迷惑メールは、改ざんサイトを悪用し、”怪しい薬局”やウイルス感染に誘導する。この迷惑メールの配信元となっているのが、ウイルスに感染したユーザーのパソコンだったりする。外部から感染パソコンに指令を出し、ユーザーの知らないところで勝手に迷惑メールを送信させているのだ。
ただし、国内のISPではアウトバウンドポート25ブロッキング(OP25B)と呼ばれる迷惑メール対策が実施されているところが多いため、実際に迷惑メールの配信に悪用されたパソコンはかなり少ない。
OP25Bは、ユーザーのパソコンからインターネットに向けた25番ポートの通信を遮断するという措置で、So-netのアクセス回線にも導入されている。25番ポートはメールの配信に用いる標準ポートなので、これが遮断されるとユーザーのパソコンから直接インターネット上のメールサーバーにメールを送ることができなくなる。ウイルスが迷惑メールを配信しようとしても、配信できないのだ。
●悪用サイトに比べ国内発が少ない迷惑メール送信元
これまでに編集部が受信した怪しい薬局キャンペーンの迷惑メールを集計したところ、メールに記載されたリンク先(薬局サイトへの中継に悪用されたサーバー)の8.5%が日本国内のサーバーだった。

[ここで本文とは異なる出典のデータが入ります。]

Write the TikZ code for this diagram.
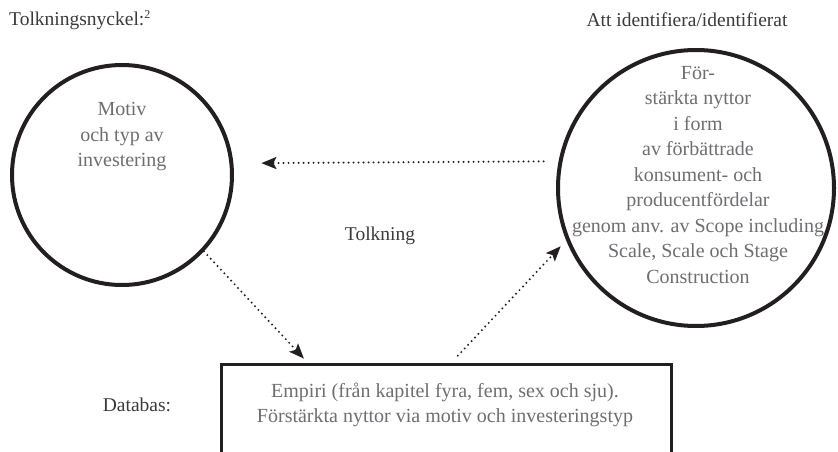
\documentclass[tikz,border=0pt]{standalone}
\usepackage{fontspec}
\setmainfont{Liberation Serif}
\usetikzlibrary{arrows.meta}
\definecolor{ink}{HTML}{231F20}
\definecolor{softtext}{HTML}{6D6E71}
\definecolor{labeltext}{HTML}{3A3A3A}
\tikzset{
  ring/.style={circle, draw=ink, line width=4pt, inner sep=0pt},
  databox/.style={rectangle, draw=ink, line width=3pt, inner sep=0pt, anchor=north west},
  bodytext/.style={text=softtext, align=center, inner sep=0pt,
    font=\fontsize{20}{25.5}\selectfont},
  labeltxt/.style={text=labeltext, inner sep=0pt, font=\fontsize{19.5}{22}\selectfont},
  dotarrow/.style={draw=ink, line width=2.2pt, line cap=round,
    dash pattern=on 0pt off 5pt, -{Stealth[length=15pt,width=12pt,inset=3pt]}}
}
\begin{document}
\begin{tikzpicture}[x=1pt, y=-1pt]
  \clip (0,0) rectangle (838,452);
  \useasboundingbox (0,0) rectangle (838,452);

  % headings
  \node[labeltxt, anchor=west] (key) at (9,20) {Tolkningsnyckel:\textsuperscript{\fontsize{12}{12}\selectfont 2}};
  \node[labeltxt] (ident) at (687,20) {Att identifiera/identifierat};

  % motive circle
  \node[ring, minimum size=220pt] (lc) at (122,175) {};
  \node[bodytext] (lctext) at (122,137) {Motiv\\och typ av\\investering};

  % benefits circle
  \node[ring, minimum size=276pt] (rc) at (696,188) {};
  \node[bodytext] (rctext) at (698,175) {För-\\stärkta nyttor\\i form\\av förbättrade\\konsument- och\\producentfördelar\\genom anv. av Scope including\\Scale, Scale och Stage\\Construction};

  % central label
  \node[labeltxt] (tolk) at (380,236) {Tolkning};

  % data base box
  \node[labeltxt] (dblabel) at (137,405) {Databas:};
  \node[databox, minimum width=450pt, minimum height=120pt] (db) at (220,363) {};
  \node[bodytext, font=\fontsize{20}{24.5}\selectfont] (dbtext) at (445,405) {Empiri (från kapitel fyra, fem, sex och sju).\\Förstärkta nyttor via motiv och investeringstyp};

  % connectors
  \draw[dotarrow, shorten <=15pt, shorten >=28pt] (rc.169.7) -- (lc.6.3);
  \draw[dotarrow, shorten >=6pt] (lc.-43) -- ([xshift=88pt]db.north west);
  \draw[dotarrow, shorten <=10pt, shorten >=8pt] ([xshift=231pt]db.north west) -- (rc.202.4);
\end{tikzpicture}
\end{document}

これは、米国(32.8%)、ドイツ(9.2%)に続く第3位で、ウイルス感染が国内でまん延し、多数のサイトが乗っ取られている様子がうかがえる。
一方の迷惑メールの送信元を見ると、米国(8.3%)を筆頭に、ブラジル(6.8%)、インド(6.6%)、ドイツ(6.3%)、ベトナム(6.0%)、ルーマニア(5.8%)、ポーランド(5.4%)、フランス(5.1%)と外国勢がえんえんと続き、日本国内発のものは、0.3%で第43位。悪用サイトに比べると非常に少ない。
感染ユーザーの動向や、攻撃者が悪用するサーバーやパソコンの選択基準など、他の要素の兼ね合いもあるだろが、OP25Bが迷惑メールの配信を効果的に遮断してた結果ではないだろうか。